- WHAT THIS TASK INVOLVES
Copy out the listing in full, exactly as written, but not its pictures.

- GIVEN MATERIAL
··········
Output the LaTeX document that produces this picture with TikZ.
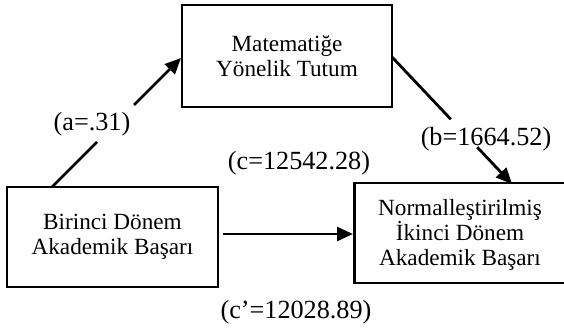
\documentclass[tikz,border=0pt]{standalone}
\usepackage{fontspec}
\setmainfont{Liberation Serif}
\usetikzlibrary{arrows.meta,calc}
\begin{document}
\begin{tikzpicture}[x=0.5pt,y=-0.5pt,
  box/.style={draw,line width=1.4pt,inner sep=0pt,align=center,
    font=\fontsize{11.6}{12.6}\selectfont},
  lab/.style={inner sep=0pt,font=\fontsize{13.1}{14}\selectfont},
  con/.style={line width=1.4pt},
  arr/.style={con,-{Triangle[length=8pt,width=7pt]}}]
\useasboundingbox (0,0) rectangle (564,333);
% boxes
\node[box,minimum width=105pt,minimum height=51pt] (T) at (287,56) {Matematiğe\\Yönelik Tutum};
\node[box,minimum width=105.5pt,minimum height=50pt] (L) at (112.5,237) {Birinci Dönem\\Akademik Başarı};
\node[box,minimum width=107pt,minimum height=50pt,anchor=west] (R) at (353,233) {};
\node[align=center,inner sep=0pt,font=\fontsize{11.6}{12.6}\selectfont] (Rt) at (460,235) {Normalleştirilmiş\\İkinci Dönem\\Akademik Başarı};
% connector end points
\coordinate (aS) at (52,187);
\coordinate (aE) at (181,58);
\coordinate (bS) at (392,57);
\coordinate (bE) at (512,184);
\coordinate (cS) at (223,234);
% path a
\draw[con] (aS) -- ($(aS)!0.349!(aE)$);
\draw[arr] ($(aS)!0.636!(aE)$) -- (aE);
% path b
\draw[con] (bS) -- ($(bS)!0.49!(bE)$);
\draw[arr] ($(bS)!0.71!(bE)$) -- (bE);
% path c
\draw[arr] (cS) -- (R.west |- cS);
% labels
\node[lab] (la) at (92,124) {(a=.31)};
\node[lab] (lb) at (486,139) {(b=1664.52)};
\node[lab] (lc) at (299,163) {(c=12542.28)};
\node[lab] (lcp) at (296,312) {(c’=12028.89)};
\end{tikzpicture}
\end{document}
··········
- ANSWER TO THE EXERCISE
Output the LaTeX document that produces this picture with TikZ.
\documentclass[tikz,border=0pt]{standalone}
\usepackage{fontspec}
\setmainfont{Liberation Serif}
\usetikzlibrary{arrows.meta,calc}
\begin{document}
\begin{tikzpicture}[x=0.5pt,y=-0.5pt,
  box/.style={draw,line width=1.4pt,inner sep=0pt,align=center,
    font=\fontsize{11.6}{12.6}\selectfont},
  lab/.style={inner sep=0pt,font=\fontsize{13.1}{14}\selectfont},
  con/.style={line width=1.4pt},
  arr/.style={con,-{Triangle[length=8pt,width=7pt]}}]
\useasboundingbox (0,0) rectangle (564,333);
% boxes
\node[box,minimum width=105pt,minimum height=51pt] (T) at (287,56) {Matematiğe\\Yönelik Tutum};
\node[box,minimum width=105.5pt,minimum height=50pt] (L) at (112.5,237) {Birinci Dönem\\Akademik Başarı};
\node[box,minimum width=107pt,minimum height=50pt,anchor=west] (R) at (353,233) {};
\node[align=center,inner sep=0pt,font=\fontsize{11.6}{12.6}\selectfont] (Rt) at (460,235) {Normalleştirilmiş\\İkinci Dönem\\Akademik Başarı};
% connector end points
\coordinate (aS) at (52,187);
\coordinate (aE) at (181,58);
\coordinate (bS) at (392,57);
\coordinate (bE) at (512,184);
\coordinate (cS) at (223,234);
% path a
\draw[con] (aS) -- ($(aS)!0.349!(aE)$);
\draw[arr] ($(aS)!0.636!(aE)$) -- (aE);
% path b
\draw[con] (bS) -- ($(bS)!0.49!(bE)$);
\draw[arr] ($(bS)!0.71!(bE)$) -- (bE);
% path c
\draw[arr] (cS) -- (R.west |- cS);
% labels
\node[lab] (la) at (92,124) {(a=.31)};
\node[lab] (lb) at (486,139) {(b=1664.52)};
\node[lab] (lc) at (299,163) {(c=12542.28)};
\node[lab] (lcp) at (296,312) {(c’=12028.89)};
\end{tikzpicture}
\end{document}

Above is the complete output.